The home’s two floors feel like three, Lynch said, “because of the way the stairway draws one upward through the IDU and then because of how the roof steps up again.”
The roof deck serves as another outdoor room, further expanding the living space. From the rooftop deck, Schober has panoramic views of Venice, not to mention ample room for a dining table, barbecue and sauna.
After renting an apartment temporarily a few blocks from the beach, Schober was still determining whether he wanted to rent another apartment in Venice.
The master bedroom on the second floor.
(Jason Armond / Los Angeles Times)
“It originally turned me off to Venice,” he said. “The price points were so high. It felt like people were paying for the ZIP Code. Landlords were asking five grand for an apartment next to a parking lot.”
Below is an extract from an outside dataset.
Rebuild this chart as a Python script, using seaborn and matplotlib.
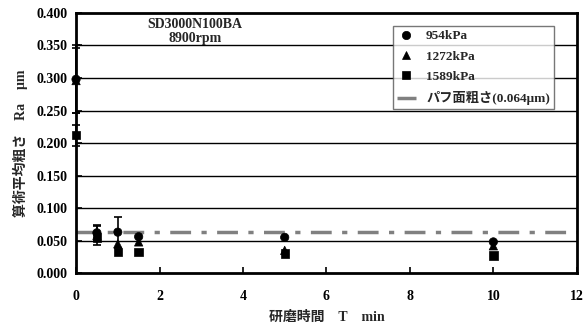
import numpy as np
import pandas as pd
import matplotlib
matplotlib.use("Agg")
import matplotlib.pyplot as plt
import seaborn as sns

sns.set_theme(style="white")
plt.rcParams['font.family'] = ['Liberation Serif', 'Noto Sans CJK JP']
plt.rcParams['font.weight'] = 'bold'

# データ
tiempo = [0, 0.5, 1, 1.5, 5, 10]
ra954 = [0.298, 0.062, 0.063, 0.056, 0.055, 0.048]
err954 = [0.052, 0.012, 0.024, 0.0, 0.0, 0.0]
ra1272 = [0.296, 0.058, 0.045, 0.048, 0.035, 0.042]
err1272 = [0.05, 0.015, 0.0, 0.0, 0.0, 0.0]
ra1589 = [0.212, 0.055, 0.033, 0.032, 0.030, 0.027]
err1589 = [0.016, 0.0, 0.0, 0.0, 0.0, 0.0]
series = ["954kPa", "1272kPa", "1589kPa"]
bufRa = 0.064
bufLabel = "パフ面粗さ(0.064μm)"

df = pd.DataFrame({
    'T': tiempo * 3,
    'Ra': ra954 + ra1272 + ra1589,
    'err': err954 + err1272 + err1589,
    'cond': [s for s in series for _ in tiempo],
})

fig = plt.figure(figsize=(5.85, 3.24), dpi=100)
ax = fig.add_axes([0.13, 0.157, 0.856, 0.803])

for y in np.arange(0.05, 0.40, 0.05):
    ax.axhline(y, color='black', lw=1.0, zorder=1)

sub = df[df['err'] > 0]
eb = ax.errorbar(sub['T'], sub['Ra'], yerr=sub['err'], fmt='none', ecolor='black',
                 elinewidth=1.2, capsize=3, capthick=1.2, zorder=3)
for art in eb.lines[1] + eb.lines[2]:
    art.set_clip_on(False)

sns.scatterplot(data=df, x='T', y='Ra', style='cond', style_order=series,
                markers={"954kPa": 'o', "1272kPa": '^', "1589kPa": 's'},
                color='black', s=36, edgecolor='black', linewidth=0.5,
                ax=ax, zorder=4, legend=True, clip_on=False)

ax.axhline(bufRa, color='#808080', lw=2.5, linestyle=(0, (6, 3, 1.5, 3)),
           zorder=2, label=bufLabel)

ax.set_xlim(0, 12)
ax.set_ylim(0, 0.4)
ax.set_xticks([0, 2, 4, 6, 8, 10, 12])
ax.set_yticks(np.arange(0, 0.401, 0.05))
ax.set_yticklabels([f"{v:.3f}" for v in np.arange(0, 0.401, 0.05)])
ax.tick_params(direction='in', length=4, width=1.2, labelsize=10, colors='black',
               bottom=True, left=True)
ax.tick_params(axis='x', pad=12)
ax.tick_params(axis='y', pad=6)
for lbl in ax.get_xticklabels() + ax.get_yticklabels():
    lbl.set_fontweight('bold')
for sp in ax.spines.values():
    sp.set_color('black')
    sp.set_linewidth(2)

ax.set_xlabel("研磨時間　T　min", fontsize=10, fontweight='bold', labelpad=6)
ax.set_ylabel("算術平均粗さ　Ra　μm", fontsize=10, fontweight='bold', labelpad=6)

ax.text(2.85, 0.392, "SD3000N100BA\n8900rpm", ha='center', va='top',
        fontsize=10, fontweight='bold', linespacing=1.05)

handles, labels = ax.get_legend_handles_labels()
for h in handles[:3]:
    h.set_markersize(6)
leg = ax.legend(handles, labels, loc='upper left', bbox_to_anchor=(0.62, 0.975),
                frameon=True, fancybox=False, edgecolor='#555555',
                handlelength=1.4, handletextpad=0.8, labelspacing=0.62, borderpad=0.3,
                prop={'weight': 'bold', 'size': 9.5})
leg.get_frame().set_linewidth(1.0)

fig.savefig("out.png", dpi=100)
But when he saw the two-bedroom ADU, he changed his mind. “When I walked in, I thought, ‘I’m going to live here,’” said Schober, who is originally from Philadelphia and moved to Los Angeles from Switzerland.
“The apartment and the secluded feel changed my attitude,” Schober said. “You get the convenience of Venice and access to all the restaurants and shops, but you’re not in the thick of things. I lived in San Francisco for a decade, Europe for six years. I view the apartment as an oasis in a neighborhood that is not as transformed as others.”
Schober said the strength of the architects’ vision is that the unit is quietly tucked away in a congested neighborhood. “Since you are set back from the street, there is no foot traffic,” he added. “It doesn’t feel like I am living among a bunch of units. There is little street noise, and you would never know you live a stone’s throw from Lincoln Boulevard.”
Stairs lead up to the rooftop deck.
(Jason Armond / Los Angeles Times)
Perhaps most impressive, the ADU defies the notion that you can’t have parking, privacy and quality of living, including a swimming pool, on a tight infill lot with other properties.
In a sense, Schober said, “It seems the solution to the housing crisis is building up.”
“There is a community feeling, and people know each other,” Sharif said. “They sit around the pool, and it’s very intimate and private.”
After a 10-month building process, the team completed the project this spring at a cost of approximately $410 per square foot.
Looking back, Alon is grateful that she moved forward with the project.
“It’s not just a unit that brings value to the property,” she said. “It enhances the entire property for everyone. Adding housing in this condensed community is important, but this team made it something beautiful that people will enjoy. You don’t have to add a huge amount of square footage to add quality of living.”
A lucky cat figurine sets the tone inside Henry Schober III’s two-bedroom ADU in Venice.